Defense counsel should conduct prompt discovery to ascertain whether the plaintiff is a Medicare beneficiary, and if so the extent of benefits received.

If Medicare's claim is unresolved, settlement may be difficult. Defendants will no doubt insist on including language in the settlement agreement that makes the plaintiff (and plaintiffs counsel) responsible for all liens, including Medicare. The defense will probably also ask for indemnity with respect to those liens, and may condition final payment upon resolution of them, perhaps with Medicare as a co-payee on the settlement draft. As a last resort, defendants can interplead settlement funds and join Medicare as a party so that everyone can conclude outstanding issues in a single proceeding.
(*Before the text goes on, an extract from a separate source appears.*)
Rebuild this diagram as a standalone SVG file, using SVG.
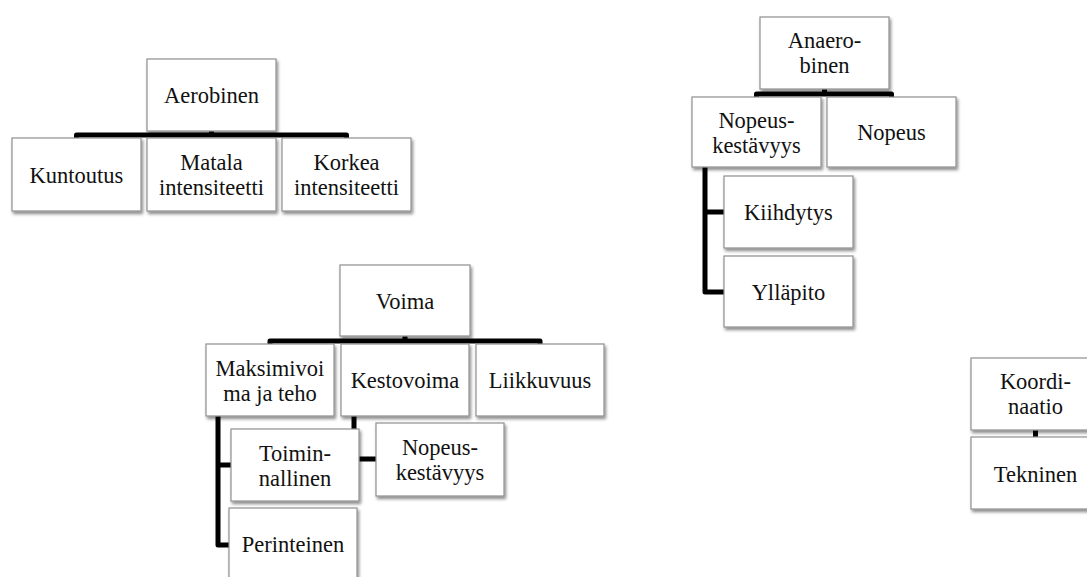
<svg xmlns="http://www.w3.org/2000/svg" width="1087" height="577" viewBox="0 0 1087 577">
  <style>
    .box { fill: #ffffff; stroke: #8f8f8f; stroke-width: 1.2; filter: url(#shadow); }
    .lbl { font-family: 'Liberation Serif', 'Times New Roman', Tinos, 'DejaVu Serif', serif; font-size: 22.5px; fill: #111111; text-anchor: middle; }
    .conn { fill: none; stroke: #000000; stroke-width: 5; stroke-linejoin: round; stroke-linecap: round; }
  </style>
  <defs>
    <filter id="shadow" x="-10%" y="-10%" width="125%" height="130%">
      <feDropShadow dx="1.5" dy="2.5" stdDeviation="1.8" flood-color="#000000" flood-opacity="0.45"/>
    </filter>
  </defs>
  <rect width="1087" height="577" fill="#ffffff"/>

  <!-- connectors, drawn first so the boxes sit on top of them -->
  <g id="connectors">
    <path class="conn" d="M211.5,131 V135 M76.5,138 V135 H346.5 V138"/>
    <path class="conn" d="M824.5,89 V94 M756.5,97 V94 H891.5 V97"/>
    <path class="conn" d="M705,167 V292 H724 M705,212 H724"/>
    <path class="conn" d="M405,336 V341 M270,344 V341 H540 V344"/>
    <path class="conn" d="M218,416 V545 H229 M218,465 H231"/>
    <path class="conn" d="M354,416 V459 H376"/>
    <path class="conn" stroke-linecap="butt" d="M1035.5,430 V437"/>
  </g>

  <!-- Aerobinen -->
  <g id="aerobinen">
    <rect class="box" x="147" y="59" width="129" height="72"/>
    <text class="lbl" x="211.5" y="103">Aerobinen</text>
  </g>
  <g id="kuntoutus">
    <rect class="box" x="12" y="138" width="129" height="73"/>
    <text class="lbl" x="76.5" y="182.5">Kuntoutus</text>
  </g>
  <g id="matala">
    <rect class="box" x="147" y="138" width="129" height="73"/>
    <text class="lbl" x="211.5" y="170">Matala</text>
    <text class="lbl" x="211.5" y="195">intensiteetti</text>
  </g>
  <g id="korkea">
    <rect class="box" x="282" y="138" width="129" height="73"/>
    <text class="lbl" x="346.5" y="170">Korkea</text>
    <text class="lbl" x="346.5" y="195">intensiteetti</text>
  </g>

  <!-- Anaerobinen -->
  <g id="anaerobinen">
    <rect class="box" x="760" y="17" width="129" height="72"/>
    <text class="lbl" x="824.5" y="47.5">Anaero-</text>
    <text class="lbl" x="824.5" y="72.5">binen</text>
  </g>
  <g id="nopeuskestavyys-a">
    <rect class="box" x="692" y="97" width="129" height="70"/>
    <text class="lbl" x="756.5" y="127.5">Nopeus-</text>
    <text class="lbl" x="756.5" y="152.5">kestävyys</text>
  </g>
  <g id="nopeus">
    <rect class="box" x="827" y="97" width="129" height="70"/>
    <text class="lbl" x="891.5" y="140">Nopeus</text>
  </g>
  <g id="kiihdytys">
    <rect class="box" x="724" y="176" width="129" height="72"/>
    <text class="lbl" x="788.5" y="220">Kiihdytys</text>
  </g>
  <g id="yllapito">
    <rect class="box" x="724" y="256" width="129" height="71"/>
    <text class="lbl" x="788.5" y="299.5">Ylläpito</text>
  </g>

  <!-- Voima -->
  <g id="voima">
    <rect class="box" x="340" y="265" width="130" height="71"/>
    <text class="lbl" x="405" y="308.5">Voima</text>
  </g>
  <g id="maksimivoima">
    <rect class="box" x="206" y="344" width="128" height="72"/>
    <text class="lbl" x="270" y="375.5">Maksimivoi</text>
    <text class="lbl" x="270" y="400.5">ma ja teho</text>
  </g>
  <g id="kestovoima">
    <rect class="box" x="341" y="344" width="128" height="72"/>
    <text class="lbl" x="405" y="388">Kestovoima</text>
  </g>
  <g id="liikkuvuus">
    <rect class="box" x="476" y="344" width="128" height="72"/>
    <text class="lbl" x="540" y="388">Liikkuvuus</text>
  </g>
  <g id="toiminnallinen">
    <rect class="box" x="231" y="429" width="128" height="72"/>
    <text class="lbl" x="295" y="460.5">Toimin-</text>
    <text class="lbl" x="295" y="485.5">nallinen</text>
  </g>
  <g id="nopeuskestavyys-v">
    <rect class="box" x="376" y="423" width="128" height="73"/>
    <text class="lbl" x="440" y="455">Nopeus-</text>
    <text class="lbl" x="440" y="480">kestävyys</text>
  </g>
  <g id="perinteinen">
    <rect class="box" x="229" y="508" width="128" height="72"/>
    <text class="lbl" x="293" y="552">Perinteinen</text>
  </g>

  <!-- Koordinaatio -->
  <g id="koordinaatio">
    <rect class="box" x="971" y="358" width="129" height="72"/>
    <text class="lbl" x="1035.5" y="389">Koordi-</text>
    <text class="lbl" x="1035.5" y="414">naatio</text>
  </g>
  <g id="tekninen">
    <rect class="box" x="971" y="437" width="129" height="72"/>
    <text class="lbl" x="1035.5" y="481.5">Tekninen</text>
  </g>
</svg>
When handling settlement proceeds, attorneys should set aside sufficient funds in their trust account to cover a potential Medicare claim. Clients may not like having their money tied up, but doing so avoids future liability.

Given the federal budget deficit, Medicare will probably increase efforts to enforce its rights in personal injury cases. For that reason, attorneys on all sides need to be aware of both Medicare's notification and reimbursement rights and the consequences of ignoring them.

Steven G. Mehta is an attorney mediator in Valencia whose practice focuses on health care and injury mediations.